> SUPPLIED ENTRIES:
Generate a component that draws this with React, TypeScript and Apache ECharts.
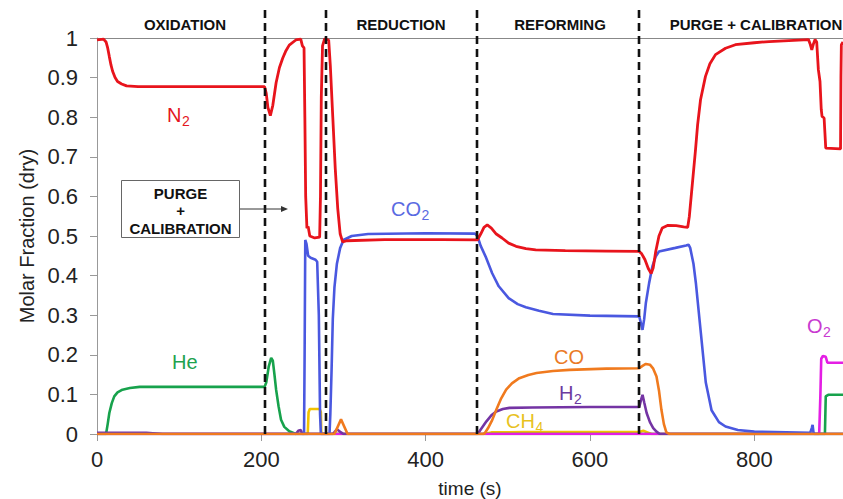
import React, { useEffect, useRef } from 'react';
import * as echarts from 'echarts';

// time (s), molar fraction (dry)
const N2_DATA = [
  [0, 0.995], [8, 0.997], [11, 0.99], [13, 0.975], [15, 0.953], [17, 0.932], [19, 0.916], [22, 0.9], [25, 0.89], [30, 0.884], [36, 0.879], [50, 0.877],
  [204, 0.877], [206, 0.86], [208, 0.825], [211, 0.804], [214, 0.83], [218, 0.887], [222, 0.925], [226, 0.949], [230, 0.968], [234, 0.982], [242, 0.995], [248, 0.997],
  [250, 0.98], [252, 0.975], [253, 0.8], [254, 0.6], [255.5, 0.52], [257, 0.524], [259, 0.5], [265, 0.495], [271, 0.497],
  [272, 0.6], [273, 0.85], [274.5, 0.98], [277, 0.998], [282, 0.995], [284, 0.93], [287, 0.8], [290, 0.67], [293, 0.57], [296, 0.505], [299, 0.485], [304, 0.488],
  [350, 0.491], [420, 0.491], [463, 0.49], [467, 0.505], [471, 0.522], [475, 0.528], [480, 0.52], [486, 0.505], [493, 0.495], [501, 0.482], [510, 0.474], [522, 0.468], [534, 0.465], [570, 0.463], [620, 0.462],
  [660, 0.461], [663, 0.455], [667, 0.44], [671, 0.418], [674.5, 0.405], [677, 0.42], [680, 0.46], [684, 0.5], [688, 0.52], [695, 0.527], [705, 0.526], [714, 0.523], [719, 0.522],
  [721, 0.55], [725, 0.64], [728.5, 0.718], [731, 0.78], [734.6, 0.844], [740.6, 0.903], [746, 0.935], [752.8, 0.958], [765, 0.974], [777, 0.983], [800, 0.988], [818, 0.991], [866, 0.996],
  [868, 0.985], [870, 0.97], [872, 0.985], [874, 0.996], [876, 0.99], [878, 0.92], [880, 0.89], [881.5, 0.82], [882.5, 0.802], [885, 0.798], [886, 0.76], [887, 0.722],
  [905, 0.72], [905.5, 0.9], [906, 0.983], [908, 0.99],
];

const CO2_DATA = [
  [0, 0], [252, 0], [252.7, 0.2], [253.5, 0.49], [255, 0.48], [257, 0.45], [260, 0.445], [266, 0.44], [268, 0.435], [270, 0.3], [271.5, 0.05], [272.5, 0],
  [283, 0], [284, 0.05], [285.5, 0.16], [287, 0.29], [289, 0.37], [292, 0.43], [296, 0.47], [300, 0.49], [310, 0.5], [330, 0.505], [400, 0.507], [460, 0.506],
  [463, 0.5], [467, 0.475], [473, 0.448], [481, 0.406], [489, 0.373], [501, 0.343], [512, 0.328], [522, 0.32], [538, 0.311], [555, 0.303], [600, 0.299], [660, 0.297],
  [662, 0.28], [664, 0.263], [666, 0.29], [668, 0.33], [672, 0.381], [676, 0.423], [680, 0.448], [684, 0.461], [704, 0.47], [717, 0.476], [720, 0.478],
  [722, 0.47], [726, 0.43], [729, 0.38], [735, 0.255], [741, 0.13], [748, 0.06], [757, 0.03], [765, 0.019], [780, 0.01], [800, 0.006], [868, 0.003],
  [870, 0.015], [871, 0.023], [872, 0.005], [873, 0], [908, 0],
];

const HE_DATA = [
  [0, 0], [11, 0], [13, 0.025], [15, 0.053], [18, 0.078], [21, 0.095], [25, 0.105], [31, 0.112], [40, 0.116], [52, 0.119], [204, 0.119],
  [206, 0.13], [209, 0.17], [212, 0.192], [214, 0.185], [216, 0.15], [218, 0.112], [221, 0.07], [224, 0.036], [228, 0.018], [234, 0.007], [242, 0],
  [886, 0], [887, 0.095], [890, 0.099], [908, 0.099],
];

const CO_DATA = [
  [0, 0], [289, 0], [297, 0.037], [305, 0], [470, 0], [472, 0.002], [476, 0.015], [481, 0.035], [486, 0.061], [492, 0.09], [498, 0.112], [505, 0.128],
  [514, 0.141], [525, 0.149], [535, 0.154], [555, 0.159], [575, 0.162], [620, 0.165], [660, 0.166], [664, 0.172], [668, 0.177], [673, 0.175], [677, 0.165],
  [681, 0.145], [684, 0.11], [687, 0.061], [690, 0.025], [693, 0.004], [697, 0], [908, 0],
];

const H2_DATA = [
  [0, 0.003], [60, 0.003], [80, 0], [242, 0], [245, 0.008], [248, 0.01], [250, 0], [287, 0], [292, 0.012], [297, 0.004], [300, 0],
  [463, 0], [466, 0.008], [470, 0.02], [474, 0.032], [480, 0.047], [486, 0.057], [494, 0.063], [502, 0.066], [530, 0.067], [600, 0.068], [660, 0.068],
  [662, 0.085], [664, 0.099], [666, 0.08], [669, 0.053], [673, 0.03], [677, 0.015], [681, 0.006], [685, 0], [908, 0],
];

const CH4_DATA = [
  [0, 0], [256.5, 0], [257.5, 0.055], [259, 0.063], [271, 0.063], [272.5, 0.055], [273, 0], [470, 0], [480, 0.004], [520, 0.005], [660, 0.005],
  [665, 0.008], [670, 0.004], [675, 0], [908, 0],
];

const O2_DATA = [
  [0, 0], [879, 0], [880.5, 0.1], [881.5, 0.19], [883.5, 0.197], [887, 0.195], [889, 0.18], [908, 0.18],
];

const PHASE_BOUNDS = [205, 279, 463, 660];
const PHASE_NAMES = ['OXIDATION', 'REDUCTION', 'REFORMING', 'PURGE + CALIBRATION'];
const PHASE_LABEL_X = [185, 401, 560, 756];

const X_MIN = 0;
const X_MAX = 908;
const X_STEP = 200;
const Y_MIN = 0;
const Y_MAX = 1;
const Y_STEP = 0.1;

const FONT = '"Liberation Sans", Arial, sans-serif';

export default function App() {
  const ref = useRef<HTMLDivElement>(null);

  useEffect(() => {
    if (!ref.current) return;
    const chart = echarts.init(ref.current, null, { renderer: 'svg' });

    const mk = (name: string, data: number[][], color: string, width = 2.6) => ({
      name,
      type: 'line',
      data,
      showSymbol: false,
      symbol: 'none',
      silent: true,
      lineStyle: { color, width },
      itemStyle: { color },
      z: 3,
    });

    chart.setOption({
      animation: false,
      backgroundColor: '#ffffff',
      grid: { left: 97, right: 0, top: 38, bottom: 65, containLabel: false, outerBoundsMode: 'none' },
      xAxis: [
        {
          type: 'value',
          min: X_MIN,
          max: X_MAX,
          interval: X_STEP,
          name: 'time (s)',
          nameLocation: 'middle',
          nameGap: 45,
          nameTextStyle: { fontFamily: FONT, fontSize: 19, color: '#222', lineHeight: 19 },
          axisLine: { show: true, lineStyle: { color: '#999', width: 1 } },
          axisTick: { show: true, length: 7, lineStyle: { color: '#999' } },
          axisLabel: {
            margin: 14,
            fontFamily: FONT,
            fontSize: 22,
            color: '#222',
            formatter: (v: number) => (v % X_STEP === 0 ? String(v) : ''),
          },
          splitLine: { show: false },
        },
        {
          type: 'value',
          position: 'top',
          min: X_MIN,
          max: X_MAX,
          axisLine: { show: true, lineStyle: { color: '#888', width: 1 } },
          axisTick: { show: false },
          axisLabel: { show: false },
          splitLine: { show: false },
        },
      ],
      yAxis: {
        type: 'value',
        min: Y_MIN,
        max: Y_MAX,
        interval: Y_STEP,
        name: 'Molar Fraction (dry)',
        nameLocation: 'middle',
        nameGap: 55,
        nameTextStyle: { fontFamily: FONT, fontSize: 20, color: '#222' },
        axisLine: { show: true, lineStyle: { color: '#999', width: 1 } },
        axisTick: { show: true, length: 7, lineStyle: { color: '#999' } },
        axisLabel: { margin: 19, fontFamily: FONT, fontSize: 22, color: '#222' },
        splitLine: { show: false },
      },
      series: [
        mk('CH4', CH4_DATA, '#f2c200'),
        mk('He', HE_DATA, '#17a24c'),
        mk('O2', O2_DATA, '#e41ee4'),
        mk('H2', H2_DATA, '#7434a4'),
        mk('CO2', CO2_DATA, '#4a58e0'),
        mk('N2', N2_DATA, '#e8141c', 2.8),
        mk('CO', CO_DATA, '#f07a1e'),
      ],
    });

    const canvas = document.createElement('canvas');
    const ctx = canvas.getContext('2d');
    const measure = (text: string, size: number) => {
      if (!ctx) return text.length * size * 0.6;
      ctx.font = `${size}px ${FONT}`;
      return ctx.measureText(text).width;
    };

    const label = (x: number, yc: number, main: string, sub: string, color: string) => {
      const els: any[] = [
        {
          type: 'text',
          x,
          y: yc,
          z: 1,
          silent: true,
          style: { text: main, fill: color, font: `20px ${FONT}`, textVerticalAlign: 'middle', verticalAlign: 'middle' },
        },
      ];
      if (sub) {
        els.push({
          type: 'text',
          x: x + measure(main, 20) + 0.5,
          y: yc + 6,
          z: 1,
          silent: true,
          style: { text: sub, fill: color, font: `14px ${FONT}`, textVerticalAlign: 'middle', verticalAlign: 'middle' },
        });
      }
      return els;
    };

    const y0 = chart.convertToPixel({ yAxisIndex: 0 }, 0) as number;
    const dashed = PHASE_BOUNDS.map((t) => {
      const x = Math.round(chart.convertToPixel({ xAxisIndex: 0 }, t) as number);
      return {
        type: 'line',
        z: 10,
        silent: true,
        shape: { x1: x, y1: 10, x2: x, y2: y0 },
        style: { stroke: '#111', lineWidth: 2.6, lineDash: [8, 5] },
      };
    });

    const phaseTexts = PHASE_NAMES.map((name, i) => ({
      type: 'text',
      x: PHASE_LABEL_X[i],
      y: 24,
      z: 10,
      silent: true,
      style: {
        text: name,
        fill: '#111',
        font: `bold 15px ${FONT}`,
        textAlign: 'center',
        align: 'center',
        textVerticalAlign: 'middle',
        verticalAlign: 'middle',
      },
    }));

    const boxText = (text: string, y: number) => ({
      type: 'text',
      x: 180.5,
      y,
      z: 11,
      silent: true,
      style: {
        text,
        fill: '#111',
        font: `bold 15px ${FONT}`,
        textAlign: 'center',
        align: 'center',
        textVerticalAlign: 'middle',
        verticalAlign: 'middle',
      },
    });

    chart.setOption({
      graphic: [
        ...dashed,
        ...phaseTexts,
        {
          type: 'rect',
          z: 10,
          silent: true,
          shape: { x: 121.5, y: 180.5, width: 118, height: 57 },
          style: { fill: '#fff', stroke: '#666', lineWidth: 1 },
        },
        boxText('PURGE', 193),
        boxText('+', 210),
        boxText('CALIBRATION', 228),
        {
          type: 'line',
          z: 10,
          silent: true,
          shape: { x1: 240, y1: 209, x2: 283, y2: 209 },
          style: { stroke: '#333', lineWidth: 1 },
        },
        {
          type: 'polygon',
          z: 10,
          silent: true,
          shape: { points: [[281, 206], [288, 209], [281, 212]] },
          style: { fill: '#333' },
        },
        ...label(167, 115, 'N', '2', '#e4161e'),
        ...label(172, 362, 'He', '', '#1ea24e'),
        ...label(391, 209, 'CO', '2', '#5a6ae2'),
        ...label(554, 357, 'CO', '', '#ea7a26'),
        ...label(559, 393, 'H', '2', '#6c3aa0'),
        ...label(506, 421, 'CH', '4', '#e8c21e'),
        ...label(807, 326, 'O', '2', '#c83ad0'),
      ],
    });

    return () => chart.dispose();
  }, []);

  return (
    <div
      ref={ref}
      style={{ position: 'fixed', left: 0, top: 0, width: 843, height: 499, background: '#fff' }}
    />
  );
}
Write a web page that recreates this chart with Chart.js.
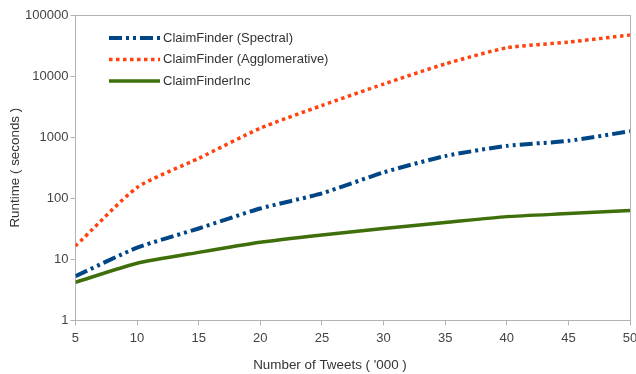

> WHAT YOU HAVE TO DO: Restate, line by line and word for word, everything from the top of the material through the line that contains "import * as echarts from 'echarts';". Leave pictures out.

> RESPONSE:
Generate a component that draws this with React, TypeScript and Apache ECharts.
import React, { useEffect, useRef } from 'react';
import * as echarts from 'echarts';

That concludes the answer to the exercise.